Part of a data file
begin

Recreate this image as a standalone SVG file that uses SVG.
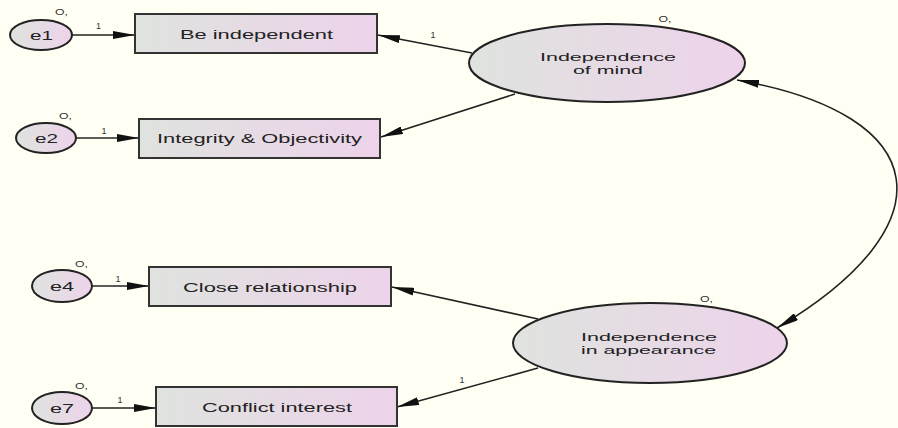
<svg xmlns="http://www.w3.org/2000/svg" width="898" height="428" viewBox="0 0 898 428">
<defs>
<linearGradient id="fillg" x1="0" y1="0" x2="1" y2="0">
<stop offset="0" stop-color="#dfe3df"/>
<stop offset="1" stop-color="#edd3ea"/>
</linearGradient>
<marker id="ah" viewBox="0 0 22 8" refX="22" refY="4" markerWidth="22" markerHeight="8" markerUnits="userSpaceOnUse" orient="auto-start-reverse">
<path d="M0,0 L22,4 L0,8 Z" fill="#111"/>
</marker>
<style>
.box{fill:url(#fillg);stroke:#333;stroke-width:2}
.ell{fill:url(#fillg);stroke:#222;stroke-width:2}
.lbl{font-family:"Liberation Sans",Arial,sans-serif;font-size:13px;fill:#222;text-anchor:middle}
.lbl2{font-family:"Liberation Sans",Arial,sans-serif;font-size:11px;fill:#222;text-anchor:middle}
.sm{font-family:"Liberation Sans",Arial,sans-serif;font-size:9px;fill:#333;text-anchor:middle}
.con{fill:none;stroke:#222;stroke-width:1.6}
</style>
</defs>
<rect x="0" y="0" width="898" height="428" fill="#fffff3"/>

<g id="connectors">
<line class="con" x1="72" y1="35" x2="135" y2="35" marker-end="url(#ah)"/>
<line class="con" x1="76" y1="138" x2="139" y2="138" marker-end="url(#ah)"/>
<line class="con" x1="92" y1="286" x2="149" y2="286" marker-end="url(#ah)"/>
<line class="con" x1="92" y1="408" x2="156" y2="408" marker-end="url(#ah)"/>
<line class="con" x1="472" y1="53" x2="378" y2="35" marker-end="url(#ah)"/>
<line class="con" x1="515" y1="94" x2="381" y2="137" marker-end="url(#ah)"/>
<line class="con" x1="538" y1="319" x2="392" y2="287" marker-end="url(#ah)"/>
<line class="con" x1="538" y1="368" x2="397" y2="407" marker-end="url(#ah)"/>
<path class="con" d="M737,80 C935,115 950,225 777,328" marker-start="url(#ah)" marker-end="url(#ah)"/>
<text class="sm" x="98.5" y="29">1</text>
<text class="sm" x="104" y="134">1</text>
<text class="sm" x="118" y="282">1</text>
<text class="sm" x="120" y="403">1</text>
<text class="sm" x="433" y="38">1</text>
<text class="sm" x="462" y="383">1</text>
</g>

<g id="e1">
<ellipse class="ell" cx="41" cy="35" rx="31" ry="15"/>
<text class="lbl" x="41.5" y="40" textLength="23" lengthAdjust="spacingAndGlyphs">e1</text>
<text class="sm" x="61.5" y="15" textLength="13" lengthAdjust="spacingAndGlyphs">O,</text>
</g>
<g id="e2">
<ellipse class="ell" cx="46" cy="138" rx="30" ry="15"/>
<text class="lbl" x="46.5" y="143" textLength="23" lengthAdjust="spacingAndGlyphs">e2</text>
<text class="sm" x="65.5" y="119" textLength="13" lengthAdjust="spacingAndGlyphs">O,</text>
</g>
<g id="e4">
<ellipse class="ell" cx="62" cy="286" rx="30" ry="16"/>
<text class="lbl" x="62" y="291" textLength="24" lengthAdjust="spacingAndGlyphs">e4</text>
<text class="sm" x="81.5" y="267" textLength="13" lengthAdjust="spacingAndGlyphs">O,</text>
</g>
<g id="e7">
<ellipse class="ell" cx="62" cy="408" rx="30" ry="16"/>
<text class="lbl" x="62" y="413" textLength="24" lengthAdjust="spacingAndGlyphs">e7</text>
<text class="sm" x="81.5" y="389" textLength="13" lengthAdjust="spacingAndGlyphs">O,</text>
</g>

<g id="be_independent">
<rect class="box" x="135" y="14" width="242" height="39"/>
<text class="lbl" x="256.5" y="39" textLength="153" lengthAdjust="spacingAndGlyphs">Be independent</text>
</g>
<g id="integrity">
<rect class="box" x="139" y="119" width="241" height="39"/>
<text class="lbl" x="259.5" y="143" textLength="205" lengthAdjust="spacingAndGlyphs">Integrity &amp; Objectivity</text>
</g>
<g id="close_relationship">
<rect class="box" x="149" y="267" width="242" height="39"/>
<text class="lbl" x="270" y="292" textLength="174" lengthAdjust="spacingAndGlyphs">Close relationship</text>
</g>
<g id="conflict_interest">
<rect class="box" x="156" y="387" width="241" height="39"/>
<text class="lbl" x="277" y="412" textLength="150" lengthAdjust="spacingAndGlyphs">Conflict interest</text>
</g>

<g id="independence_mind">
<ellipse class="ell" cx="607" cy="63" rx="138" ry="39"/>
<text class="lbl2" x="608" y="61" textLength="136" lengthAdjust="spacingAndGlyphs">Independence</text>
<text class="lbl2" x="608" y="74" textLength="70" lengthAdjust="spacingAndGlyphs">of mind</text>
<text class="sm" x="665" y="22" textLength="13" lengthAdjust="spacingAndGlyphs">O,</text>
</g>
<g id="independence_appearance">
<ellipse class="ell" cx="650" cy="343" rx="137" ry="40"/>
<text class="lbl2" x="649" y="341" textLength="136" lengthAdjust="spacingAndGlyphs">Independence</text>
<text class="lbl2" x="648.5" y="354" textLength="135" lengthAdjust="spacingAndGlyphs">in appearance</text>
<text class="sm" x="706.5" y="302" textLength="13" lengthAdjust="spacingAndGlyphs">O,</text>
</g>
</svg>
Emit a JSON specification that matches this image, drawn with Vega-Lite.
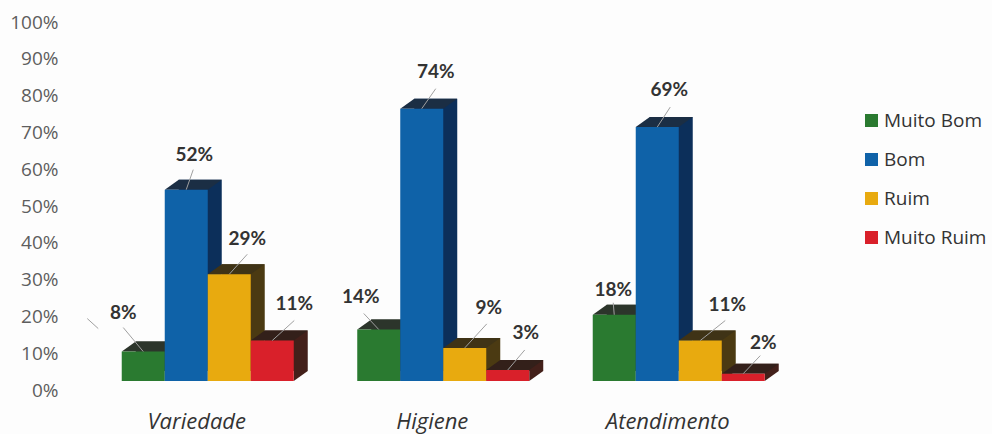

end

* INSTRUCTIONS FOR THE TASK
Only lines holding the string "this" are wanted; gather each one from the entries above.

* RESULT
Recreate this image as a standalone SVG file that uses SVG.
Emit a JSON specification that matches this image, drawn with Vega-Lite.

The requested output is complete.